>>>
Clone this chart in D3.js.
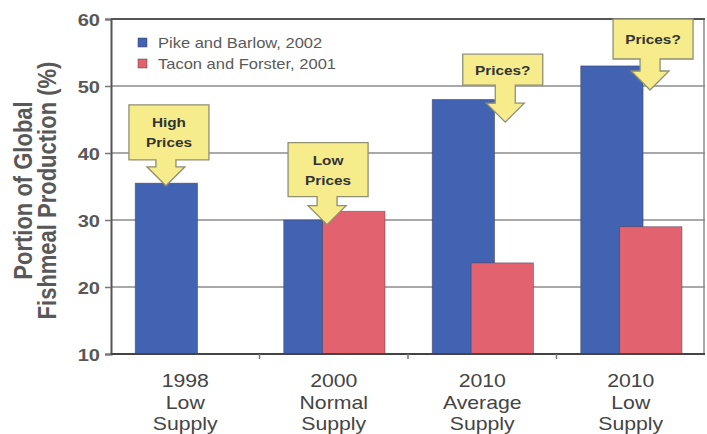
<!DOCTYPE html>
<html>
<head>
<meta charset="utf-8">
<script src="https://cdn.jsdelivr.net/npm/d3@7/dist/d3.min.js"></script>
<style>
  html, body { margin: 0; padding: 0; background: #fff; }
  svg { display: block; font-family: "Liberation Sans", Arial, sans-serif; }
</style>
</head>
<body>
<svg id="chart" width="707" height="434"></svg>
<script>
// ---- data ----
const categories = ["1998 Low Supply", "2000 Normal Supply", "2010 Average Supply", "2010 Low Supply"];
const categoryLines = [["1998", "Low", "Supply"], ["2000", "Normal", "Supply"], ["2010", "Average", "Supply"], ["2010", "Low", "Supply"]];
const seriesNames = ["Pike and Barlow, 2002", "Tacon and Forster, 2001"];
const pikeBarlow = [35.5, 30, 48, 53];
const taconForster = [null, 31.3, 23.6, 29];
const yTicks = [10, 20, 30, 40, 50, 60];
const yTitleLines = ["Portion of Global", "Fishmeal Production (%)"];
const calloutLabels = [["High", "Prices"], ["Low", "Prices"], ["Prices?"], ["Prices?"]];
const calloutTips = [35.1, 29.3, 44.6, 49.4];

// ---- layout ----
const W = 707, H = 434;
const margin = { top: 19, right: 2, bottom: 80, left: 111 };
const SX = 1.18; // horizontal text stretch
const colors = ["#4262b2", "#e2636f"];

const svg = d3.select("#chart");

const x = d3.scaleBand().domain(categories)
  .range([margin.left, W - margin.right]).paddingInner(0).paddingOuter(0);
const y = d3.scaleLinear().domain([10, 60]).range([H - margin.bottom, margin.top]);
const bw = x.bandwidth();
const barW = bw * 0.42;
const seriesOffset = [bw * 0.163, bw * 0.425];

function stretchedText(g, tx, ty, str, rotate) {
  return g.append("text")
    .attr("transform", `translate(${tx},${ty}) scale(${SX},1)` + (rotate ? ` rotate(${rotate})` : ""))
    .text(str);
}

// grid lines
svg.append("g").selectAll("line")
  .data(yTicks.filter(d => d > 10 && d < 60))
  .join("line")
  .attr("x1", margin.left).attr("x2", W - margin.right)
  .attr("y1", d => y(d)).attr("y2", d => y(d))
  .attr("stroke", "#8c8c8c").attr("stroke-width", 1.6);

// right border
svg.append("line")
  .attr("x1", W - margin.right - 1).attr("x2", W - margin.right - 1)
  .attr("y1", y(60)).attr("y2", y(10))
  .attr("stroke", "#8a8a8a").attr("stroke-width", 1.5);
// top border
svg.append("line")
  .attr("x1", margin.left).attr("x2", W - margin.right)
  .attr("y1", y(60)).attr("y2", y(60))
  .attr("stroke", "#555").attr("stroke-width", 2);

// bars
const seriesData = [pikeBarlow, taconForster];
seriesData.forEach((vals, s) => {
  svg.append("g").selectAll("rect")
    .data(categories.map((c, i) => ({ c, v: vals[i] })).filter(d => d.v != null))
    .join("rect")
    .attr("x", d => x(d.c) + seriesOffset[s])
    .attr("width", barW)
    .attr("y", d => y(d.v))
    .attr("height", d => y(10) - y(d.v))
    .attr("fill", colors[s])
    .attr("stroke", "#3a3a50").attr("stroke-opacity", 0.55).attr("stroke-width", 0.8);
});

// y axis
const yAxis = svg.append("g").attr("transform", `translate(${margin.left},0)`)
  .call(d3.axisLeft(y).tickValues(yTicks).tickSize(6).tickFormat(d3.format("d")));
yAxis.select(".domain").attr("stroke", "#555").attr("stroke-width", 2);
yAxis.selectAll(".tick line").attr("stroke", "#777").attr("stroke-width", 1.5);
yAxis.selectAll(".tick text").remove();
yAxis.selectAll(".tick").each(function (d) {
  stretchedText(d3.select(this), -11, 6, d3.format("d")(d))
    .attr("text-anchor", "end").attr("font-size", 17).attr("font-weight", "bold").attr("fill", "#585858");
});

// x axis
const xAxis = svg.append("g").attr("transform", `translate(0,${y(10)})`);
xAxis.append("line").attr("x1", margin.left).attr("x2", W - margin.right)
  .attr("stroke", "#444").attr("stroke-width", 2);
xAxis.selectAll(".sep").data(categories.slice(1)).join("line")
  .attr("x1", d => x(d)).attr("x2", d => x(d)).attr("y1", 0).attr("y2", 5)
  .attr("stroke", "#777").attr("stroke-width", 1.5);
categories.forEach((c, i) => {
  categoryLines[i].forEach((ln, k) => {
    stretchedText(xAxis, x(c) + bw / 2, 33 + k * 21.5, ln)
      .attr("text-anchor", "middle").attr("font-size", 18).attr("fill", "#444");
  });
});

// y title
yTitleLines.forEach((ln, k) => {
  stretchedText(svg, 32 + k * 24, (y(10) + y(60)) / 2 + 4, ln, -90)
    .attr("text-anchor", "middle").attr("font-size", 22).attr("font-weight", "bold").attr("fill", "#585858");
});

// legend
const legend = svg.append("g");
seriesNames.forEach((name, s) => {
  legend.append("rect").attr("x", 138).attr("y", 38 + s * 21).attr("width", 9).attr("height", 9)
    .attr("fill", colors[s]).attr("stroke", "#3a3a50").attr("stroke-opacity", 0.6).attr("stroke-width", 0.8);
  stretchedText(legend, 158, 47.5 + s * 21, name)
    .attr("font-size", 14).attr("fill", "#5a5a5a");
});

// price callouts: box with a down arrow pointing at the bars
const calloutLayout = [
  { tipDx: 0.37, boxDx: 3, boxH: 55, gap: 26 },
  { tipDx: 0.455, boxDx: 1, boxH: 54, gap: 28 },
  { tipDx: 0.655, boxDx: -2.5, boxH: 31, gap: 37 },
  { tipDx: 0.63, boxDx: 3, boxH: 40, gap: 31 }
];
const boxW = 80, stemW = 20, headW = 38, headH = 19;
const callouts = svg.append("g");
categories.forEach((c, i) => {
  const L = calloutLayout[i];
  const tx = x(c) + bw * L.tipDx;
  const ty = y(calloutTips[i]);
  const bx = tx + L.boxDx;
  const bBottom = ty - L.gap;
  const bTop = bBottom - L.boxH;
  const hs = ty - headH;
  const p = d3.path();
  p.moveTo(bx - boxW / 2, bTop);
  p.lineTo(bx + boxW / 2, bTop);
  p.lineTo(bx + boxW / 2, bBottom);
  p.lineTo(tx + stemW / 2, bBottom);
  p.lineTo(tx + stemW / 2, hs);
  p.lineTo(tx + headW / 2, hs);
  p.lineTo(tx, ty);
  p.lineTo(tx - headW / 2, hs);
  p.lineTo(tx - stemW / 2, hs);
  p.lineTo(tx - stemW / 2, bBottom);
  p.lineTo(bx - boxW / 2, bBottom);
  p.closePath();
  callouts.append("path").attr("d", p.toString())
    .attr("fill", "#f6ec8c").attr("stroke", "#8f8f72").attr("stroke-width", 1.3);
  const lines = calloutLabels[i];
  const midY = (bTop + bBottom) / 2;
  lines.forEach((ln, k) => {
    stretchedText(callouts, bx, midY + 5 + (k - (lines.length - 1) / 2) * 20, ln)
      .attr("text-anchor", "middle").attr("font-size", 13).attr("font-weight", "bold").attr("fill", "#333");
  });
});
</script>
</body>
</html>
<<<
• _What needs to be done_
Select and copy every line of the material that holds the string "this".

• _Solution below_
Clone this chart in D3.js.
  stretchedText(d3.select(this), -11, 6, d3.format("d")(d))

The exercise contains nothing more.